El filósofo esloveno Slavoj Zizek aseguró que cuando renunciamos a la ficción y a la ilusión, perdemos la realidad misma; en su planteamiento, la realidad pierde su consistencia lógico-discursiva cuando le sustraemos todas las ficciones. Dicho de otro modo, la imaginación y las narrativas idealistas y creativas son esencia misma de la realidad.
Lo mismo que sucedió con Bolsonaro, lo vivieron (en el otro espectro de la ideología tradicional) los impulsores de la nueva constitución chilena. El proceso parecía claro: la actual Constitución de Chile fue aprobada durante la dictadura militar de Pinochet y los procesos democratizadores en la nación parecían exigir una nueva norma. Hasta allí, la gran mayoría estuvo de acuerdo; de hecho el 2022 arrancó con casi el 60% de chilenos a favor de una nueva ley; al final, el pueblo rechazó la Constitución con amplio margen: 62% a 38%. ¿Qué fue lo que pasó?
En síntesis, que los promotores de la nueva constitución olvidaron la ilusión y se enfocaron en las duras realidades de la nación sudamericana: discriminación, odio, resentimiento social, desigualdad, inequidad, desprecio, crisis, etcétera. La nueva constitución parecía no ‘imaginar’ un nuevo Chile sino absorber todas esas realidades de conflicto y crisis en el papel.
Al final, parece que la ciudadanía no estaba convencida de que el proceso para obtener una nueva (mediante una mirada hiperrealista de la agresividad, rencor y división de la identidad chilena existente) fuera el mejor ambiente para imaginarse el futuro de su nación. Esto lo supo leer y aprovechar discursivamente el bando que rechazaba la propuesta. Lo hizo imaginando (ficcionando) el futuro: buscar algo mejor -una constitución mejor- con una actitud mejor -el amor en lugar de la rabia. La campaña en la franja televisiva fue magistral: unos hablaban de la realidad, otros invitaban a ilusionarse. Sabemos quién ganó.

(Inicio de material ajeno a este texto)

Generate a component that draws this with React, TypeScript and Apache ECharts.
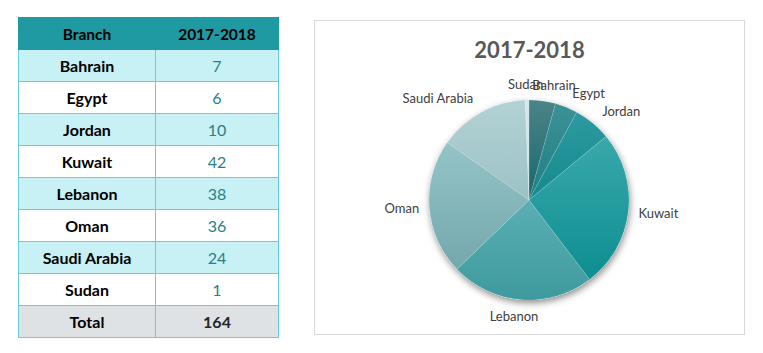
import React, { useEffect, useRef } from "react";
import * as echarts from "echarts";

const branches = ["Bahrain", "Egypt", "Jordan", "Kuwait", "Lebanon", "Oman", "Saudi Arabia", "Sudan"];
const values = [7, 6, 10, 42, 38, 36, 24, 1];
const period = "2017-2018";
const headerBranch = "Branch";
const totalLabel = "Total";

const sliceTop = ["#4a8488", "#3b9296", "#2d9aa0", "#3aa8ac", "#5aafb3", "#94c4c8", "#b3d2d5", "#d8e8ea"];
const sliceBottom = ["#17686d", "#1f7e83", "#138a8e", "#0d8e91", "#3e9a9e", "#73a8ac", "#9cc2c6", "#c8dfe1"];

const FONT = "Lato, 'Open Sans', sans-serif";

export default function App() {
  const ref = useRef<HTMLDivElement>(null);

  useEffect(() => {
    if (!ref.current) return;
    const chart = echarts.init(ref.current, null, { renderer: "svg" });
    const total = values.reduce((a, b) => a + b, 0);
    const cx = 214;
    const cy = 179;
    const r = 100;
    const mids: number[] = [];
    let acc = 0;
    values.forEach((v) => {
      mids.push(((acc + v / 2) / total) * Math.PI * 2);
      acc += v;
    });

    chart.setOption({
      animation: false,
      title: {
        text: period,
        left: "center",
        top: 12,
        textStyle: { fontFamily: FONT, fontSize: 22, fontWeight: "bold", color: "#595959" },
      },
      series: [
        {
          type: "pie",
          silent: true,
          z: 1,
          center: [cx, cy],
          radius: [0, r],
          startAngle: 90,
          data: values.map((v) => ({ value: v })),
          label: { show: false },
          labelLine: { show: false },
          itemStyle: {
            color: "#ffffff",
            shadowBlur: 7,
            shadowOffsetX: 1,
            shadowOffsetY: 3,
            shadowColor: "rgba(0,0,0,0.45)",
          },
        },
        {
          type: "pie",
          z: 2,
          center: [cx, cy],
          radius: [0, r],
          startAngle: 90,
          avoidLabelOverlap: false,
          data: branches.map((b, i) => ({
            name: b,
            value: values[i],
            itemStyle: {
              color: new echarts.graphic.LinearGradient(0, 0, 0, 1, [
                { offset: 0, color: sliceTop[i] },
                { offset: 1, color: sliceBottom[i] },
              ]),
            },
          })),
          itemStyle: { borderColor: "rgba(255,255,255,0.25)", borderWidth: 0.5 },
          label: {
            show: true,
            position: "outside",
            formatter: "{b}",
            fontFamily: FONT,
            fontSize: 13,
            color: "#404040",
          },
          labelLine: { show: false },
          emphasis: { scale: false },
          labelLayout: (p: any) => {
            const a = mids[p.dataIndex];
            const ux = Math.sin(a);
            const uy = -Math.cos(a);
            const D = 116 - 6 * Math.pow(ux, 4);
            const w = p.labelRect ? p.labelRect.width : 0;
            const f = Math.max(0, Math.min(1, 0.5 - 1.64 * ux));
            return { x: cx + ux * D - w * f, y: cy + uy * D, align: "left", verticalAlign: "middle" };
          },
        },
      ],
    });
    return () => chart.dispose();
  }, []);

  const total = values.reduce((a, b) => a + b, 0);
  const border = "1px solid #62cfdb";
  const cellBase: React.CSSProperties = {
    border,
    textAlign: "center",
    verticalAlign: "middle",
    padding: 0,
    fontFamily: FONT,
    lineHeight: "18px",
  };

  return (
    <div style={{ position: "fixed", left: 0, top: 0, width: 763, height: 353, background: "#fff" }}>
      <table
        style={{
          position: "absolute",
          left: 18,
          top: 17,
          width: 260,
          borderCollapse: "collapse",
          tableLayout: "fixed",
        }}
      >
        <colgroup>
          <col style={{ width: 137 }} />
          <col style={{ width: 123 }} />
        </colgroup>
        <tbody>
          <tr style={{ height: 32, background: "#1f9aa2" }}>
            <td style={{ ...cellBase, border: "1px solid #1f9aa2", fontWeight: "bold", fontSize: 15.5, color: "#000" }}>{headerBranch}</td>
            <td style={{ ...cellBase, border: "1px solid #1f9aa2", fontWeight: "bold", fontSize: 15.5, color: "#000" }}>{period}</td>
          </tr>
          {branches.map((b, i) => (
            <tr key={b} style={{ height: 32, background: i % 2 === 0 ? "#c8f1f5" : "#ffffff" }}>
              <td style={{ ...cellBase, fontWeight: "bold", fontSize: 16, color: "#000" }}>{b}</td>
              <td style={{ ...cellBase, fontSize: 16, color: "#2a7f86" }}>{values[i]}</td>
            </tr>
          ))}
          <tr style={{ height: 32, background: "#dfe2e5" }}>
            <td style={{ ...cellBase, fontWeight: "bold", fontSize: 16, color: "#000" }}>{totalLabel}</td>
            <td style={{ ...cellBase, fontWeight: "bold", fontSize: 16, color: "#262626" }}>{total}</td>
          </tr>
        </tbody>
      </table>
      <div
        style={{
          position: "absolute",
          left: 314,
          top: 20,
          width: 431,
          height: 315,
          boxSizing: "border-box",
          border: "1px solid #d9d9d9",
        }}
      />
      <div ref={ref} style={{ position: "absolute", left: 315, top: 21, width: 429, height: 313 }} />
    </div>
  );
}
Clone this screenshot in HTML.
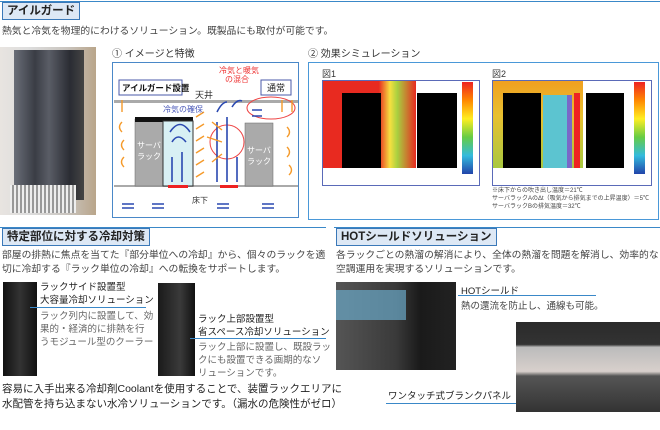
<!DOCTYPE html>
<html><head><meta charset="utf-8"><style>
*{margin:0;padding:0}
body{width:660px;height:430px;background:#fff;position:relative;overflow:hidden;font-family:"Liberation Sans","Noto Sans CJK JP",sans-serif;color:#333}
.a{position:absolute;white-space:nowrap}
.tt{position:absolute;white-space:nowrap;background:#dde8f5;border:1px solid #3a78b8;font-weight:bold;font-size:11.5px;color:#222;padding:0 4px;line-height:16px}
.t{font-size:9.5px;color:#444}
.hl{position:absolute;height:1px;background:#3a88c8}
</style></head><body>
<div class="hl" style="left:0;top:1px;width:660px"></div>
<div class="tt" style="left:2px;top:2px">アイルガード</div>
<div class="a t" style="left:2px;top:23px;font-size:9.8px">熱気と冷気を物理的にわけるソリューション。既製品にも取付が可能です。</div>
<div class="a" style="left:0;top:47px;width:96px;height:168px;background:linear-gradient(90deg,#e8e4e0,#ddd 30%,#c9c4be 70%,#b9a58a);"></div>
<div class="a" style="left:14px;top:50px;width:70px;height:150px;background:linear-gradient(90deg,#6a6e78,#3a3d45 30%,#5a5d66 50%,#2a2c33 80%,#444);"></div>
<div class="a" style="left:10px;top:185px;width:66px;height:28px;background:repeating-linear-gradient(90deg,#eee 0 2px,#999 2px 4px)"></div>
<div class="a" style="left:112px;top:45px;font-size:10px">① イメージと特徴</div>
<div class="a" style="left:308px;top:45px;font-size:10px">② 効果シミュレーション</div>
<svg class="a" style="left:112px;top:62px" width="188" height="157" viewBox="0 0 188 157">
<rect x="0.5" y="0.5" width="186" height="155" fill="#fff" stroke="#4a88c8"/>
<rect x="2" y="38" width="184" height="3" fill="#aaa"/>
<rect x="2" y="123" width="184" height="2" fill="#aaa"/>
<rect x="23" y="57" width="28" height="67" fill="#aaa" stroke="#666" stroke-width=".5"/>
<rect x="23" y="55" width="58" height="5" fill="#111"/>
<rect x="51" y="59" width="30" height="65" fill="#d8f0f4" stroke="#333"/>
<rect x="133" y="61" width="28" height="63" fill="#aaa" stroke="#666" stroke-width=".5"/>
<rect x="56" y="123" width="20" height="3" fill="#e22"/>
<rect x="108" y="123" width="18" height="3" fill="#e22"/>
<circle cx="115" cy="80" r="17" fill="none" stroke="#e44"/>
<ellipse cx="159" cy="46" rx="24" ry="11" fill="none" stroke="#e44"/>
<g stroke="#2a48b0" stroke-width="1.6" fill="none">
<path d="M60 120V95M70 120V90M105 120V60M115 120V55M125 120V95M140 48h10M140 54h10"/>
<path d="M60 80q6-10 14 0M58 70q10-15 20 0M105 50q5-10 10-10M120 45q5-8 10-6"/>
<path d="M10 142h12M10 146h12M40 142h12M40 146h12M105 142h12M105 146h12M150 142h12M150 146h12"/>
</g>
<g stroke="#f59a2a" stroke-width="1.4" fill="none">
<path d="M10 60q-5 5 0 10M12 78q-5 5 0 10M12 95q-5 5 0 10M175 65q5 5 0 10M175 85q5 5 0 10M177 103q5 5 0 10M10 50V38M180 50V38M170 50V38"/>
<path d="M92 50l-8 5M92 62l-8 5M92 74l-8 5M92 86l-8 5M92 98l-8 5M95 75l15 5M92 110l-8 5M100 60l10 8M100 100l10-8"/>
</g>
<rect x="7" y="18" width="63" height="15" fill="#fff" stroke="#4858a8"/>
<text x="10" y="29" font-size="8.5" font-weight="bold" fill="#111">アイルガード設置</text>
<rect x="149" y="18" width="30" height="15" fill="#fff" stroke="#4858a8"/>
<text x="155" y="29" font-size="9" fill="#222">通常</text>
<text x="83" y="36" font-size="9" fill="#333">天井</text>
<text x="51" y="50" font-size="8" fill="#4a58b8">冷気の確保</text>
<text x="107" y="11" font-size="8" fill="#e33">冷気と暖気</text>
<text x="113" y="20" font-size="8" fill="#e33">の混合</text>
<text x="25" y="86" font-size="8" fill="#fff">サーバ</text><text x="25" y="97" font-size="8" fill="#fff">ラック</text>
<text x="135" y="91" font-size="8" fill="#fff">サーバ</text><text x="135" y="102" font-size="8" fill="#fff">ラック</text>
<text x="80" y="141" font-size="8" fill="#333">床下</text>
</svg>
<div class="a" style="left:308px;top:62px;width:349px;height:156px;border:1px solid #4a98d8"></div>
<div class="a" style="left:322px;top:67px;font-size:9px">図1</div>
<div class="a" style="left:492px;top:67px;font-size:9px">図2</div>
<div class="a" style="left:322px;top:80px;width:156px;height:104px;border:1px solid #5a6ab8;background:#fff"></div>
<div class="a" style="left:323px;top:81px;width:93px;height:87px;background:linear-gradient(90deg,#e82a20 0,#e82a20 60%,#f6e040 72%,#a8d040 80%,#e82a20 100%)"></div>
<div class="a" style="left:342px;top:93px;width:39px;height:75px;background:#000"></div>
<div class="a" style="left:417px;top:93px;width:40px;height:75px;background:#000"></div>
<div class="a" style="left:462px;top:82px;width:11px;height:92px;background:linear-gradient(#e22,#f80,#fe2,#6c4,#3bd,#24a)"></div>
<div class="a" style="left:492px;top:80px;width:158px;height:104px;border:1px solid #5a6ab8;background:#fff"></div>
<div class="a" style="left:493px;top:81px;width:90px;height:87px;background:linear-gradient(#f0a020,#e8c030 40%,#a8c840)"></div>
<div class="a" style="left:503px;top:93px;width:38px;height:75px;background:#000"></div>
<div class="a" style="left:543px;top:95px;width:24px;height:73px;background:#5cc4d0"></div>
<div class="a" style="left:567px;top:95px;width:5px;height:73px;background:#7a68c8"></div>
<div class="a" style="left:574px;top:93px;width:6px;height:75px;background:#e22"></div>
<div class="a" style="left:586px;top:93px;width:38px;height:75px;background:#000"></div>
<div class="a" style="left:634px;top:82px;width:11px;height:92px;background:linear-gradient(#e22,#f80,#fe2,#6c4,#3bd,#24a)"></div>
<div class="a" style="left:492px;top:187px;font-size:6px;line-height:8px;color:#444">※床下からの吹き出し温度＝21℃<br>サーバラックAのΔt（吸気から排気までの上昇温度）＝5℃<br>サーバラックBの排気温度＝32℃</div>
<div class="hl" style="left:0;top:227px;width:326px"></div>
<div class="tt" style="left:2px;top:228px">特定部位に対する冷却対策</div>
<div class="a t" style="left:2px;top:249px;line-height:14px;font-size:9.8px">部屋の排熱に焦点を当てた『部分単位への冷却』から、個々のラックを適<br>切に冷却する『ラック単位の冷却』への転換をサポートします。</div>
<div class="a" style="left:3px;top:282px;width:34px;height:94px;background:linear-gradient(90deg,#111,#333 50%,#111)"></div>
<div class="a" style="left:40px;top:281px;font-size:9.5px;line-height:13px;color:#222">ラックサイド設置型<br>大容量冷却ソリューション</div>
<div class="hl" style="left:30px;top:307px;width:116px"></div>
<div class="a t" style="left:40px;top:310px;line-height:13px;color:#666">ラック列内に設置して、効<br>果的・経済的に排熱を行<br>うモジュール型のクーラー</div>
<div class="a" style="left:158px;top:283px;width:37px;height:93px;background:linear-gradient(90deg,#1a1a1a,#3a3a3a 60%,#111)"></div>
<div class="a" style="left:198px;top:313px;font-size:9.5px;line-height:13px;color:#222">ラック上部設置型<br>省スペース冷却ソリューション</div>
<div class="hl" style="left:190px;top:338px;width:136px"></div>
<div class="a t" style="left:198px;top:341px;line-height:13px;color:#666">ラック上部に設置し、既設ラッ<br>クにも設置できる画期的なソ<br>リューションです。</div>
<div class="a" style="left:2px;top:382px;font-size:10.5px;line-height:15px;color:#222">容易に入手出来る冷却剤Coolantを使用することで、装置ラックエリアに<br>水配管を持ち込まない水冷ソリューションです。（漏水の危険性がゼロ）</div>
<div class="hl" style="left:334px;top:227px;width:326px"></div>
<div class="tt" style="left:336px;top:228px">HOTシールドソリューション</div>
<div class="a t" style="left:336px;top:249px;line-height:14px;font-size:9.8px">各ラックごとの熱溜の解消により、全体の熱溜を問題を解消し、効率的な<br>空調運用を実現するソリューションです。</div>
<div class="a" style="left:336px;top:282px;width:120px;height:88px;background:linear-gradient(90deg,#555 0,#3a3a3a 50%,#1a1a1a 70%,#222)"></div>
<div class="a" style="left:336px;top:290px;width:70px;height:30px;background:#6aa8c8;opacity:.7"></div>
<div class="a" style="left:461px;top:283px;font-size:9.5px;color:#222">HOTシールド</div>
<div class="hl" style="left:458px;top:295px;width:138px"></div>
<div class="a t" style="left:461px;top:298px">熱の還流を防止し、通線も可能。</div>
<div class="a" style="left:516px;top:322px;width:144px;height:90px;background:linear-gradient(#2a2a2a 0,#333 25%,#bbb 28%,#d8d0cc 55%,#555 60%,#333 100%)"></div>
<div class="a" style="left:388px;top:388px;font-size:9.5px;color:#222">ワンタッチ式ブランクパネル</div>
<div class="hl" style="left:386px;top:403px;width:130px"></div>
</body></html>
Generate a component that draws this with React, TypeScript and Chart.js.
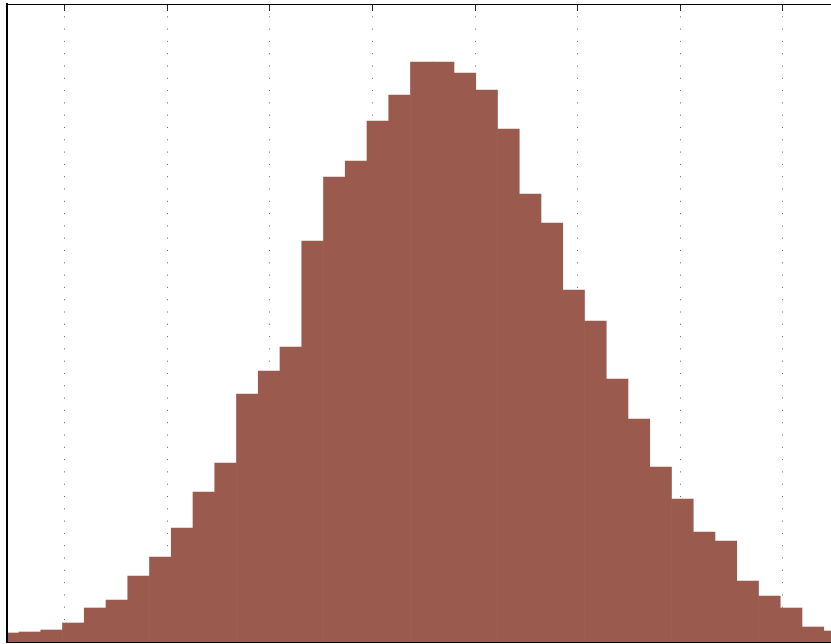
import { useEffect, useRef } from "react";
import { Chart, registerables } from "chart.js";

Chart.register(...registerables);

// Histogram bin centres (x units; dotted grid lines sit at whole numbers)
const binCenters = [
  -3.5526, -3.3405, -3.1285, -2.9164, -2.7044, -2.4923, -2.2803, -2.0682,
  -1.8562, -1.6441, -1.4321, -1.22, -1.008, -0.7959, -0.5839, -0.3718,
  -0.1598, 0.0523, 0.2643, 0.4764, 0.6884, 0.9005, 1.1125, 1.3246,
  1.5366, 1.7487, 1.9607, 2.1728, 2.3848, 2.5969, 2.8089, 3.021,
  3.233, 3.4451, 3.6571, 3.8692, 4.0812, 4.2933, 4.5053,
];

// Bin counts
const counts = [
  9, 10, 12, 19, 34, 42, 66, 85, 114, 150, 179, 248, 271, 295, 401, 465,
  481, 521, 547, 580, 580, 569, 552, 513, 448, 419, 352, 321, 263, 223,
  175, 143, 110, 101, 61, 46, 34, 15, 11,
];

const xMin = -3.5635;
const xMax = 5.1428;
const yMax = 638;
const gridStep = 1;

const topTicks = {
  id: "topTicks",
  afterDatasetsDraw(chart: any) {
    const { ctx, chartArea, scales } = chart;
    const xs = scales.x;
    ctx.save();
    ctx.strokeStyle = "#222";
    ctx.lineWidth = 1;
    for (const t of xs.ticks) {
      const px = xs.getPixelForValue(t.value);
      if (px < chartArea.left + 1 || px > chartArea.right) continue;
      const ax = Math.round(px - 0.5) + 0.5;
      ctx.beginPath();
      ctx.moveTo(ax, chartArea.top);
      ctx.lineTo(ax, chartArea.top + 7);
      ctx.stroke();
    }
    ctx.restore();
  },
};

export default function App() {
  const ref = useRef<HTMLCanvasElement>(null);

  useEffect(() => {
    const chart = new Chart(ref.current as HTMLCanvasElement, {
      type: "bar",
      data: {
        datasets: [
          {
            data: binCenters.map((x, i) => ({ x, y: counts[i] })),
            backgroundColor: "#9a5b4e",
            borderWidth: 0,
            barPercentage: 1,
            categoryPercentage: 1,
            clip: 0,
          } as any,
        ],
      },
      options: {
        animation: false,
        responsive: true,
        maintainAspectRatio: false,
        layout: { padding: { left: 7, top: 4, right: 0, bottom: 2 } },
        plugins: {
          legend: { display: false },
          tooltip: { enabled: false },
        },
        scales: {
          x: {
            type: "linear",
            position: "bottom",
            min: xMin,
            max: xMax,
            offset: false,
            ticks: { display: false, stepSize: gridStep, includeBounds: false },
            grid: {
              display: true,
              offset: false,
              drawTicks: false,
              drawOnChartArea: true,
              color: "#6a6a6a",
              lineWidth: 1,
            },
            border: { display: true, color: "#000", width: 1, dash: [1, 11.3], z: 1 },
          },
          x2: {
            type: "linear",
            position: "top",
            min: xMin,
            max: xMax,
            offset: false,
            ticks: { display: false },
            grid: { display: false, drawTicks: false, offset: false },
            border: { display: true, color: "#000", width: 1, z: 1 },
          },
          y: {
            type: "linear",
            position: "left",
            min: 0,
            max: yMax,
            ticks: { display: false },
            grid: { display: false, drawTicks: false },
            border: { display: true, color: "#000", width: 2, z: 1 },
          },
        },
      } as any,
      plugins: [topTicks],
    });
    return () => chart.destroy();
  }, []);

  return (
    <div
      style={{
        position: "fixed",
        left: 0,
        top: 0,
        width: 831,
        height: 644,
        overflow: "hidden",
        background: "#fff",
      }}
    >
      <div style={{ position: "relative", width: 900, height: 644 }}>
        <canvas ref={ref} />
      </div>
    </div>
  );
}
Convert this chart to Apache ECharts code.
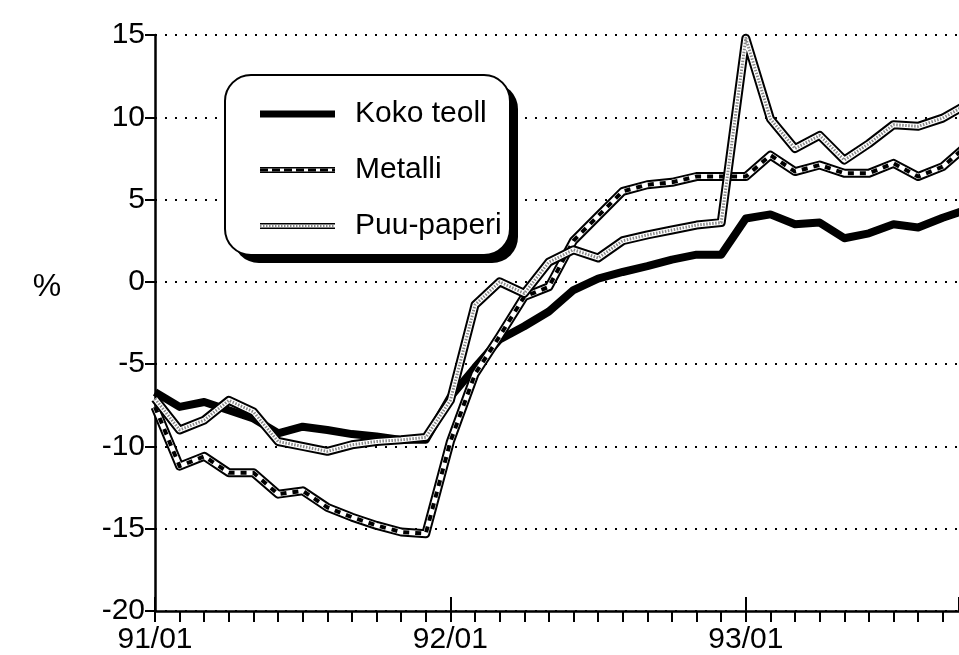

Es decir, este fenómeno no es exclusivo de un bando ideológico; es un problema de quienes creen tener más certezas que ilusiones. Se les nota una fruición al enunciar el amargor de los datos duros, de los problemas reales pero son incapaces de imaginar e invitar a emocionarse hacia un rumbo diferente.
Quizá por esto no importa cuánto se esfuercen los detentadores del discurso ‘anti populista’ contra el avance de ciertas ‘izquierdas’ en España y América Latina, el éxito de sus opuestos no tiene que ver con la realidad sino con lo simbólico.
La semana pasada, por ejemplo, la convocatoria de Mario Vargas Llosa en España para que personajes internacionales se expresaran respecto al ‘populismo’ de cierto modo buscó influir en las agendas de las naciones con estos nuevos liderazgos identificados como ‘la izquierda’; pero ningún discurso de aquellos personajes realmente afectó o significó siquiera un ajuste en las agendas de este fenómeno político. Sus discursos quizá describan con mayor o menor radicalidad la realidad (claro, desde las posiciones privilegiadas en las que se encuentran) pero ninguno ayudó a imaginar nada.
Hoy a Vargas Llosa lo llaman ‘el gafe electoral’ (el ‘salado’ diríamos en México) porque parece traer infortunio o mala suerte a los candidatos que apoya: Macri en Argentina, Mesa en Bolivia, Casado en España, Fujimori en Perú, Kast en Chile, Hernández en Colombia y a Bolsonaro en Brasil. Los siete han perdido sus respectivas elecciones; pero también, con las derrotas, él y sus cofrades han perdido en lo simbólico. Han perdido autoridad, credibilidad simbólica; no como políticos sino como creadores de anhelos, perspectivas y esperanzas porque: ¿Quién que se llame escritor o político no puede hallar y transmitir un sueño que logre cautivar y conmover?